MAG assembled from Illumina short-reads, PacBio long-reads and ASG are streamlined together. 
- MAG dereplication with dRep
- Genome identification with GTDB-TK
- Coverage information and quantification with CoverM

In [None]:
# Basic modules and environments required for the scripts
module load gcc12-env/12.3.0
module load miniconda3/24.11.1
conda activate dRep
conda activate GTDBTK
conda activate METABAT2

cd /gxfs_work/geomar/smomw681/DATA

### MAG downstream analysis

1. dRep: Filter and dereplicate METABAT2 bins
    - Script: 4_0 (all)
        - Only prokaryotic bins: 4_0_1
    - The package uses prodigal, checkM, mash and  fastANI (alignment algorithm)
    - Filter criteria: min. completeness 50% and max. contamination 5%
    - The output of this pipeline can be used for identification of contained prokaryotes using GTDBTK
    - Run CheckM2 for drep MAG (script 4_0)

2. GTDB-TK: Taxonomic identification of MAG based on big database
    - The DB must be downloaded beforehand (takes longer due to the size)
    - classify step uses pplacer to find the maximum-likelihood placement of each genome in the GTDB-Tk reference tree.
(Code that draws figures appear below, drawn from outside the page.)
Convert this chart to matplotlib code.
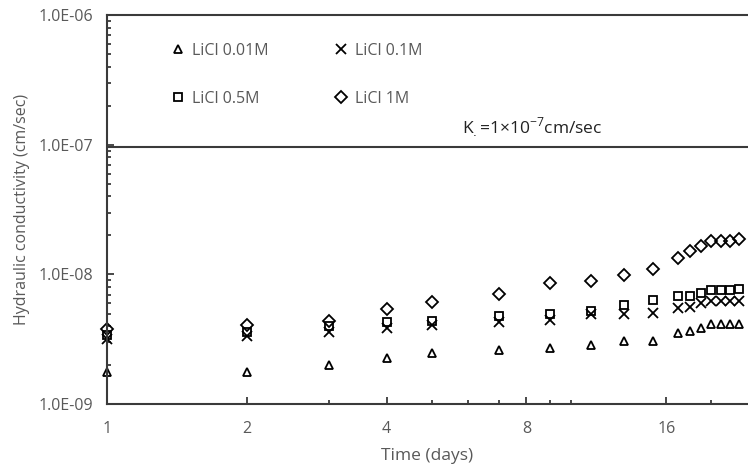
import matplotlib
matplotlib.use("Agg")
import matplotlib.pyplot as plt
from matplotlib.ticker import FixedLocator, NullFormatter, LogLocator

plt.rcParams['font.family'] = ['Open Sans', 'DejaVu Sans']

days = [1, 2, 3, 4, 5, 7, 9, 11, 13, 15, 17, 18, 19, 20, 21, 22, 23]
k_001 = [1.77e-9, 1.77e-9, 2.02e-9, 2.28e-9, 2.49e-9, 2.61e-9, 2.72e-9, 2.85e-9,
         3.06e-9, 3.06e-9, 3.55e-9, 3.67e-9, 3.90e-9, 4.12e-9, 4.12e-9, 4.12e-9, 4.12e-9]
k_01 = [3.17e-9, 3.34e-9, 3.61e-9, 3.85e-9, 4.06e-9, 4.31e-9, 4.44e-9, 4.94e-9,
        4.92e-9, 5.06e-9, 5.47e-9, 5.57e-9, 5.98e-9, 6.22e-9, 6.22e-9, 6.22e-9, 6.22e-9]
k_05 = [3.40e-9, 3.59e-9, 3.99e-9, 4.31e-9, 4.36e-9, 4.80e-9, 4.94e-9, 5.21e-9,
        5.80e-9, 6.34e-9, 6.80e-9, 6.80e-9, 7.21e-9, 7.57e-9, 7.57e-9, 7.57e-9, 7.70e-9]
k_1 = [3.79e-9, 4.06e-9, 4.39e-9, 5.40e-9, 6.15e-9, 7.13e-9, 8.61e-9, 8.88e-9,
       9.88e-9, 1.11e-8, 1.33e-8, 1.52e-8, 1.65e-8, 1.81e-8, 1.81e-8, 1.81e-8, 1.87e-8]
k_limit = 9.6e-8

x_major = [1, 2, 4, 8, 16]
x_minor = [3, 5, 6, 7, 9, 10, 20]
y_major = [1e-9, 1e-8, 1e-7, 1e-6]
y_labels = ["1.0E-09", "1.0E-08", "1.0E-07", "1.0E-06"]

grey = "#595959"
dark = "#3a3a3a"

fig = plt.figure(figsize=(7.48, 4.70), dpi=100)
ax = fig.add_axes([0.143, 0.140, 0.857, 0.828])

ax.set_xscale('log', base=2)
ax.set_yscale('log')
ax.set_xlim(1, 24)
ax.set_ylim(1e-9, 1e-6)

common = dict(linestyle='none', markerfacecolor='none', markeredgecolor='black',
              markeredgewidth=1.3, clip_on=False)
h1, = ax.plot(days, k_001, marker='^', markersize=6, label='LiCl 0.01M', **common)
h2, = ax.plot(days, k_01, marker='x', markersize=6.5, label='LiCl 0.1M', **common)
h3, = ax.plot(days, k_05, marker='s', markersize=6, label='LiCl 0.5M', **common)
h4, = ax.plot(days, k_1, marker='D', markersize=6, label='LiCl 1M', **common)

ax.axhline(k_limit, color=dark, linewidth=1.5)
ax.text(5.8, 1.36e-7, r"K$_{.}$=1×10$^{\mathregular{-7}}$cm/sec", fontsize=12.5,
        color='#222222', ha='left', va='center')

ax.xaxis.set_major_locator(FixedLocator(x_major))
ax.xaxis.set_minor_locator(FixedLocator(x_minor))
ax.set_xticklabels([str(v) for v in x_major])
ax.xaxis.set_minor_formatter(NullFormatter())
ax.yaxis.set_major_locator(FixedLocator(y_major))
ax.set_yticklabels(y_labels)
ax.yaxis.set_minor_locator(LogLocator(base=10, subs=range(2, 10)))
ax.yaxis.set_minor_formatter(NullFormatter())

ax.tick_params(axis='both', which='major', direction='in', length=5, width=1.3,
               color=dark, labelcolor=grey, labelsize=11.5)
ax.tick_params(axis='both', which='minor', direction='in', length=3, width=1.3, color=dark)
ax.tick_params(axis='y', which='major', pad=10)
ax.tick_params(axis='x', which='major', pad=12)

for s in ['left', 'bottom', 'top']:
    ax.spines[s].set_color(dark)
    ax.spines[s].set_linewidth(1.5)
ax.spines['right'].set_visible(False)

ax.set_xlabel("Time (days)", fontsize=12.5, color=grey, labelpad=8)
ax.set_ylabel("Hydraulic conductivity (cm/sec)", fontsize=11.5, color=grey, labelpad=6)

leg = ax.legend(handles=[h1, h3, h2, h4], ncol=2, loc='upper left',
                bbox_to_anchor=(0.077, 0.965), frameon=False, fontsize=11.5,
                labelspacing=2.0, columnspacing=4.1, handletextpad=0.44,
                handlelength=0.87)
for t in leg.get_texts():
    t.set_color(grey)

fig.savefig("out.png", dpi=100)
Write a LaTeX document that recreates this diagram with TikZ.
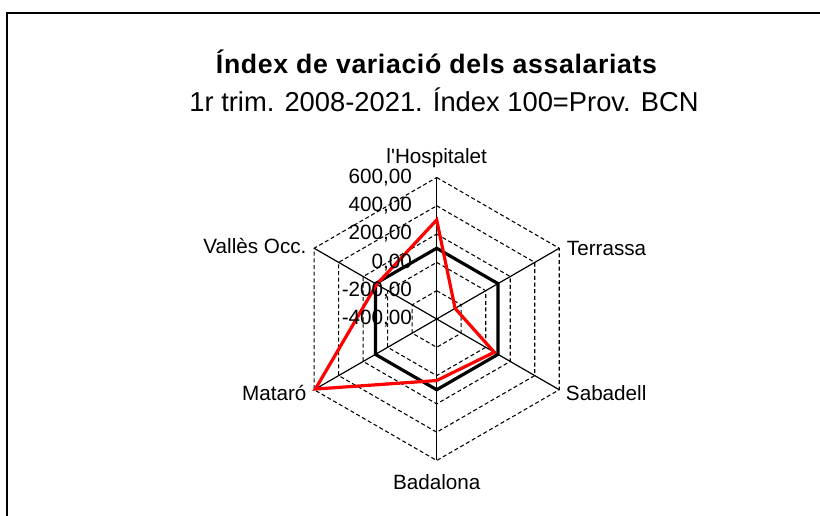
\documentclass[tikz,border=0pt]{standalone}
\usepackage{fontspec}
\setmainfont{Liberation Sans}
\newfontfamily\titlefont[LetterSpace=2.4]{Liberation Sans}
\newfontfamily\rawfont[Ligatures=TeXOff]{Liberation Sans}
\begin{document}
\begin{tikzpicture}[x=0.75pt,y=0.75pt,
  lbl/.style={font=\fontsize{15.5}{18}\selectfont, inner sep=0pt},
  gridd/.style={black, line width=0.8pt, dash pattern=on 3pt off 2pt},
  axisl/.style={black, line width=0.9pt},
  refhex/.style={black, line width=2.4pt, line join=miter},
  serie/.style={red, line width=2.4pt, line join=miter}]
\useasboundingbox (0,0) rectangle (820,516);
\fill[white] (0,0) rectangle (820,516);
% frame (top and left edges)
\draw[line width=1.1pt] (7,-2) -- (7,503) -- (822,503);
% titles
\node[inner sep=0pt, font=\titlefont\fontsize{20}{22}\selectfont\bfseries] (title) at (436.5,454) {Índex de variació dels assalariats};
\node[inner sep=0pt, font=\fontsize{20.5}{24}\selectfont] (subtitle) at (444,416) {1r trim. 2008-2021. Índex 100=Prov. BCN};
\begin{scope}[shift={(436.7,197)}]
  \def\R{141.5}
  % dashed rings
  \foreach \f in {0.2,0.4,0.6,0.8,1.0}
    \draw[gridd] (90:\f*\R) -- (30:\f*\R) -- (-30:\f*\R) -- (-90:\f*\R) -- (-150:\f*\R) -- (150:\f*\R) -- cycle;
  % axes
  \foreach \a in {90,30,-30,-90,-150,150}
    \draw[axisl] (0,0) -- (\a:\R);
  % reference hexagon (100)
  \draw[refhex] (90:0.5*\R) -- (30:0.5*\R) -- (-30:0.5*\R) -- (-90:0.5*\R) -- (-150:0.5*\R) -- (150:0.5*\R) -- cycle;
  % series
  \draw[serie] (90:0.70*\R) -- (30:0.15*\R) -- (-30:0.47*\R) -- (-90:0.435*\R) -- (-150:0.99*\R) -- (150:0.49*\R) -- cycle;
  % tick labels
  \node[lbl, anchor=east] (t600) at (-24.5,1.0*\R) {600,00};
  \node[lbl, anchor=east] (t400) at (-24.5,0.8*\R) {400,00};
  \node[lbl, anchor=east] (t200) at (-24.5,0.6*\R) {200,00};
  \node[lbl, anchor=east] (t0) at (-24.5,0.4*\R) {0,00};
  \node[lbl, anchor=east] (tm200) at (-24.5,0.2*\R) {-200,00};
  \node[lbl, anchor=east] (tm400) at (-24.5,0) {-400,00};
  % category labels
  \node[lbl, font=\rawfont\fontsize{15.5}{18}\selectfont] (hosp) at (0,161) {l'Hospitalet};
  \node[lbl, anchor=west] (terr) at (130,71) {Terrassa};
  \node[lbl, anchor=west] (saba) at (129,-74) {Sabadell};
  \node[lbl] (bada) at (0,-163) {Badalona};
  \node[lbl, anchor=east] (mata) at (-130,-74) {Mataró};
  \node[lbl, anchor=east] (vall) at (-130,73) {Vallès Occ.};
\end{scope}
\end{tikzpicture}
\end{document}
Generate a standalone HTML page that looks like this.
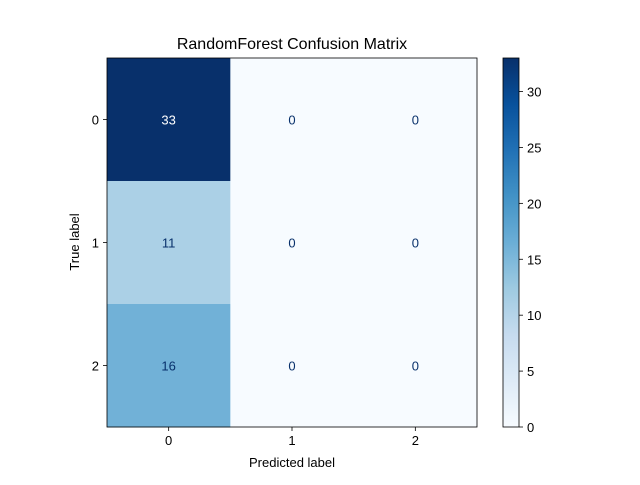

GTDB-Tk classifies each genome based on its placement in the reference tree, its relative evolutionary divergence, and/or average nucleotide identity (ANI) to reference genomes.
    - Output: 
        - The output of this pipeline can be used to generate coverage information by mapping using coverM
        - summary output: https://ecogenomics.github.io/GTDBTk/files/summary.tsv.html
    - Script: 4_0

3. CoverM: Map error-corrected reads to dereplicated MAGs
    - Script: 4_1
    - all
    - Output: output_coverm.tsv
        - .tsv file: sample (stats) x genome (names)
        - Genome: The name of the genome
        - $sample Mean: The mean read coverage from sample across the given genome, i.e. the average height across the genome if reads aligned were stacked on top of each other.
        - $sample: Relative Abundance (%): The relative abundance of the genome within sample This metric accounts for differing genome sizes by using the proportion of mean coverage rather than the proportion of reads.
        - $sample Covered Fraction: The proportion of the genome that is covered by at least one read.